Save money by doing without a car in Bermuda or at least go for a smaller model
I'm going to try to persuade you to give up your car. You don't need it, you're destroying the planet with it, and it costs far too much for what you make.
Don't turn the page. I know you won't sell your car. But I will suggest some ways you might keep it and simultaneously cut your expenses.
Many of Bermuda's traffic problems - if you can call what we have a problem; it's traffic; get used to it - are caused by the volume of unnecessary cars. Owning a car in Bermuda is disproportionately expensive.
If you use your car as little as I suspect you do, consider some alternatives.
If it were possible to find a taxi, you wouldn't need a car at all. You wouldn't need the pain of TCD and the endless expense. You could ride a great number of taxis before you spent as much as your car costs.
But, sadly, taxis in Bermuda are for tourists and corporations. The rest of us have to wing it. On my last trip to New York, for example, with no taxi anywhere in sight after an hour and a half, a passing van driver proved susceptible to a $50 inducement.
I had to sit in the back, in my good suit, on the upturned wheels of a dolly. Every time we swung left or right, I was slammed up against the walls of the van. I have never been happier to take a good beating.
But I digress.
Do a little honest thinking about when you use your car. I would guess you drive it to and from work, use it for groceries, and sometimes go out of an evening. If you have kids, they demand transport too. Now think about the people next door, on either side, and those across the road. How often are they in their car, and why? If you and someone nearby drive to town to work in Hamilton and park all day, why not pool? Cut your biggest expense in half, right there.

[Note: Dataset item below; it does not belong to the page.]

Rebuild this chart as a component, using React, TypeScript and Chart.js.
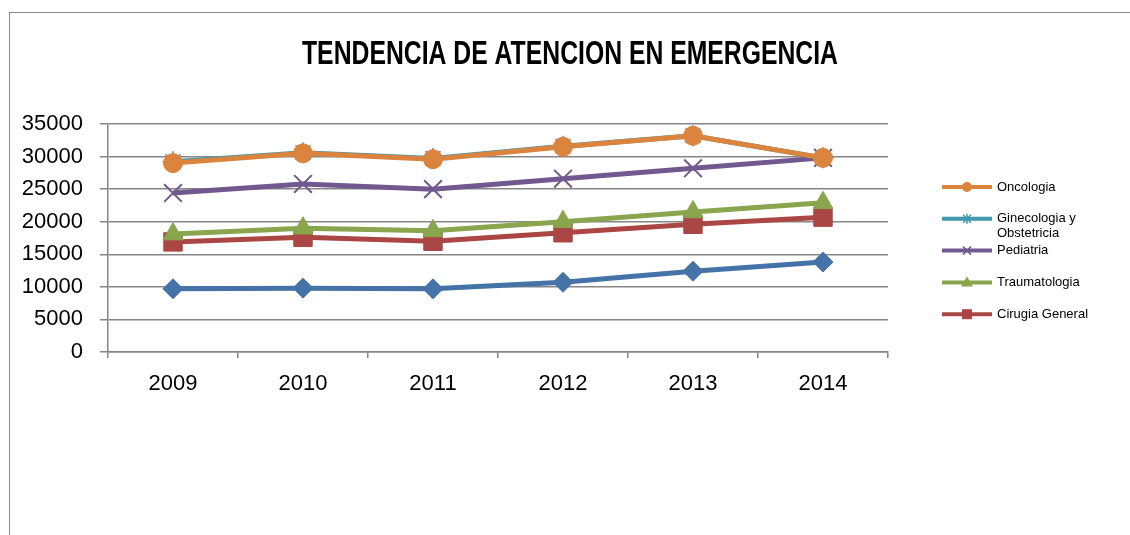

Not bloody likely, you say. I understand. All I ask is that you think about it.
If you've rejected that idea out of hand, and are considering writing to the Editor urging that I meet a violent end, maybe you should keep the car a year longer than you plan to.
That will cut costs if you've kept the vehicle in reasonably good running order.
If it's going to cost a bundle to keep it going, gussy it up and sell it as fast as possible, advising potential buyers, of course, of its parlous condition. Then buy a smaller one.
A whole range of potential savings becomes possible the next time you buy a car. Don't buy another landwagon that will survive World War IV. You're not Commander Rommel. Go without the sports car of your dreams, in which to do 30 miles an hour. You're not Fangio.
Venturing into unknown territory, I'm guessing that a stunning range of motor accessories is available to satisfy the post-purchase market.
I dare say fancy wheels, and leather seating may be available, and I even saw a pair of giant green fuzzy dice hanging, correctly, below someone's driving sightlines that, though indefensible on economic grounds, looked as if they might be worth buying just for the hell of it. They had a six on every face.
What I'm saying is: chill out. All this business of trying to impress the people in your set, or your neighbourhood, or your family, or whoever it is you're trying to impress: forget it.
Who cares what they think? It's your life, baby, not theirs. Seize the concept, and think about ways to cut your driving expenses.
In a place as small as Bermuda, there must be lots of ways you could spend less, and increase your sense of well-being simultaneously.
To head off correspondence in this matter, I live in a field by the airport, and am often called upon to swoop down on a breaking story at a moment's notice. I am therefore exempt from my own advice in this matter and, as several readers have pointed out, just about all matters.
Not everything has to be about me.
Please read these important footnotes.
* * *
Breaking news: the United Nations, that most perfectly useless of organisations, has declared 2008 to be the International Year of the Potato.
In just four short months, the world will be a better place for potatoes.
The UN won't be able to help the people in Darfur, of course, or any other corner of this unfair world of ours, but potatoes everywhere will be given preferential treatment. About time.
* * *
Readers' advisory: It appears, from the Professional Women's dispute that it is entirely possible to register a charity in Bermuda with the name of an existing charity.
Readers are asked not to establish their own foundation using the name of one of the corporate giants that already have them.
Instead, they are advised to consider joining a rainbow coalition I am forming, called Save the Potato.